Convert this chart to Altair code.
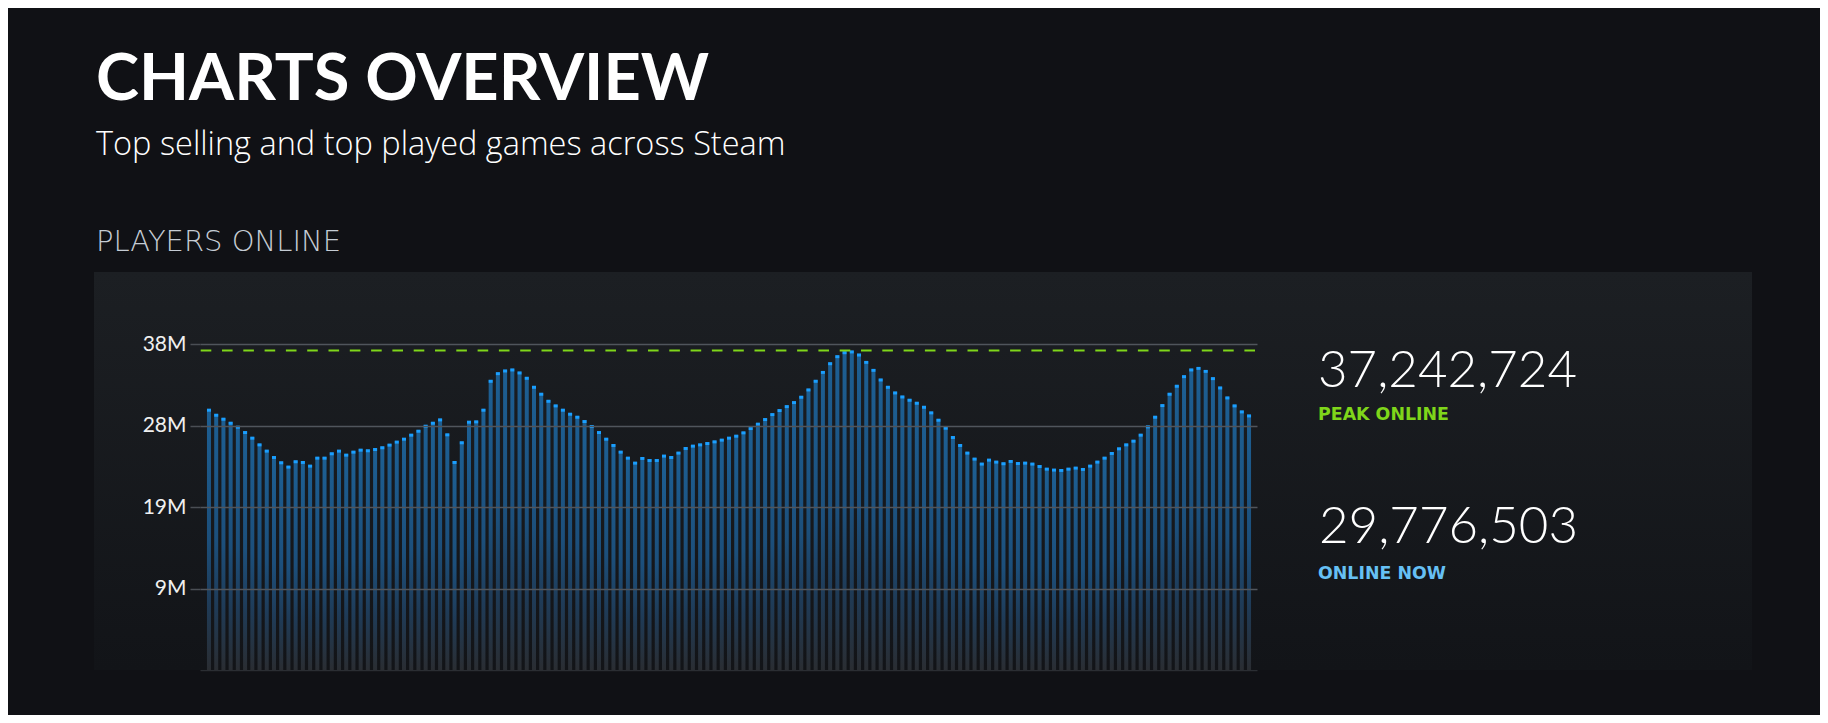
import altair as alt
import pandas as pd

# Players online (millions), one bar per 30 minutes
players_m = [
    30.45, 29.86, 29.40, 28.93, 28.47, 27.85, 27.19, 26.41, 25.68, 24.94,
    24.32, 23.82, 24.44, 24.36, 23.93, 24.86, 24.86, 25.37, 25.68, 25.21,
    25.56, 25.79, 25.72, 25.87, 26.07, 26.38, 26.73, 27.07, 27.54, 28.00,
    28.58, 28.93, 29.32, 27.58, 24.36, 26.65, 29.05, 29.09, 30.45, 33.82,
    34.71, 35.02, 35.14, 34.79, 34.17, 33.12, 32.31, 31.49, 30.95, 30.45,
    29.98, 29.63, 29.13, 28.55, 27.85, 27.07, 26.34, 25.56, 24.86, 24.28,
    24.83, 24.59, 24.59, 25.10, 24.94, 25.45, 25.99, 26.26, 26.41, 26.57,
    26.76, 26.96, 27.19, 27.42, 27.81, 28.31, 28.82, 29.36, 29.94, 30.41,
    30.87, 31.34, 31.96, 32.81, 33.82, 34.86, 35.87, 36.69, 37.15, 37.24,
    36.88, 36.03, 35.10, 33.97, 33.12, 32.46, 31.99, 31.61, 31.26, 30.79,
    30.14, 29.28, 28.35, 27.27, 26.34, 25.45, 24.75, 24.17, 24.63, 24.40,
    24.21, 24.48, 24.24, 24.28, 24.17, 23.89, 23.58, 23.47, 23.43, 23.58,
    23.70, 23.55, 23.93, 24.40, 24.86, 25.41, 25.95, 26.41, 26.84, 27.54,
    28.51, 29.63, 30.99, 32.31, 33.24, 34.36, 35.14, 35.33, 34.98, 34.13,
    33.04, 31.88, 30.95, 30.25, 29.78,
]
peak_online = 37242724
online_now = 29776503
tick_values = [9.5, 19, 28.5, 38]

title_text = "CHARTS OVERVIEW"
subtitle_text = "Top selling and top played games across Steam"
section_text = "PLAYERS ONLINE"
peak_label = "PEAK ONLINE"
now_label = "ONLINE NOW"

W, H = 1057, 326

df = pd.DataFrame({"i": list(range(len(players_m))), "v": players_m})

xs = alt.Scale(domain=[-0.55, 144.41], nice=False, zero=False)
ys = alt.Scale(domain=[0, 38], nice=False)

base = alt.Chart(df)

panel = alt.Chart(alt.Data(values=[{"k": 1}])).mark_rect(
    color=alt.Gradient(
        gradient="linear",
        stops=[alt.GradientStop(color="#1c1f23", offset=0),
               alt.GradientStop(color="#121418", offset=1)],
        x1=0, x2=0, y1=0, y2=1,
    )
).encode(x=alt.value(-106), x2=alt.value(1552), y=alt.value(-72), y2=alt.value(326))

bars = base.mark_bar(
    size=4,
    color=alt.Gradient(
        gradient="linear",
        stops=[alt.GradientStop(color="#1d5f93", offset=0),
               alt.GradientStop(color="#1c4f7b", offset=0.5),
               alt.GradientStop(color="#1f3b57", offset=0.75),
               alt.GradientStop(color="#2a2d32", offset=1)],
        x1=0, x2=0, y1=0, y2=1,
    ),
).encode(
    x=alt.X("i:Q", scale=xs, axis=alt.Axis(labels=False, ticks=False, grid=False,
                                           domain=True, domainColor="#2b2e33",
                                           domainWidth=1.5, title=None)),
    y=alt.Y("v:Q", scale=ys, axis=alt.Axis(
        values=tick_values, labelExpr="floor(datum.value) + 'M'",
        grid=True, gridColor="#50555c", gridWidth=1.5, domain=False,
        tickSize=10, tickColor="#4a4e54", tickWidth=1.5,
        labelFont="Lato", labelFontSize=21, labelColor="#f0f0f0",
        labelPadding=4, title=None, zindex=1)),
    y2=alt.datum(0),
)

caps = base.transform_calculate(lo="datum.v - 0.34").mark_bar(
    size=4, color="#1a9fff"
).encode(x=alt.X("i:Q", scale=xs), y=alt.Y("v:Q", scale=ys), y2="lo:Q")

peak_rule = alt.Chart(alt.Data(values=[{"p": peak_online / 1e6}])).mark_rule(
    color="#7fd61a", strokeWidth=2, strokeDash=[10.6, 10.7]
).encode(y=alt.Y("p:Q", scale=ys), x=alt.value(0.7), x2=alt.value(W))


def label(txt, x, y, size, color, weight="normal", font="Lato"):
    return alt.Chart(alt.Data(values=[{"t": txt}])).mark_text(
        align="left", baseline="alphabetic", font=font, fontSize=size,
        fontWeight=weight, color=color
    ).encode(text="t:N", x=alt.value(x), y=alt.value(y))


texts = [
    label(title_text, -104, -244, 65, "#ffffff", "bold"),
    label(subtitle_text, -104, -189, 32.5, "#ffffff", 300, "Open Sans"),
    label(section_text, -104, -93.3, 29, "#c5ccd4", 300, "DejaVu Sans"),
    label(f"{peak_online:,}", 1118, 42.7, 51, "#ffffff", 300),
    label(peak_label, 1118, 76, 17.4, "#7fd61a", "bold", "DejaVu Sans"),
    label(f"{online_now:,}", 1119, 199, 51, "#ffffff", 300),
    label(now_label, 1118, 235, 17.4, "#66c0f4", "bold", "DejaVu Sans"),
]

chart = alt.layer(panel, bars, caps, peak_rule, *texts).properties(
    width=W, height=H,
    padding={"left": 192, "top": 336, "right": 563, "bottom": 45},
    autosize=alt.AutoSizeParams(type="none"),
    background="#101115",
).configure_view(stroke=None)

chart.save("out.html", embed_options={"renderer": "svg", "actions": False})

◆ ◆ ◆ ◆ ◆ ◆ ◆

> [Aim]:
Repeat, word for word and with no pictures, only the lines running from the beginning of the data to the line that contains "import pandas as pd".

> [Solution]:
Convert this chart to Altair code.
import altair as alt
import pandas as pd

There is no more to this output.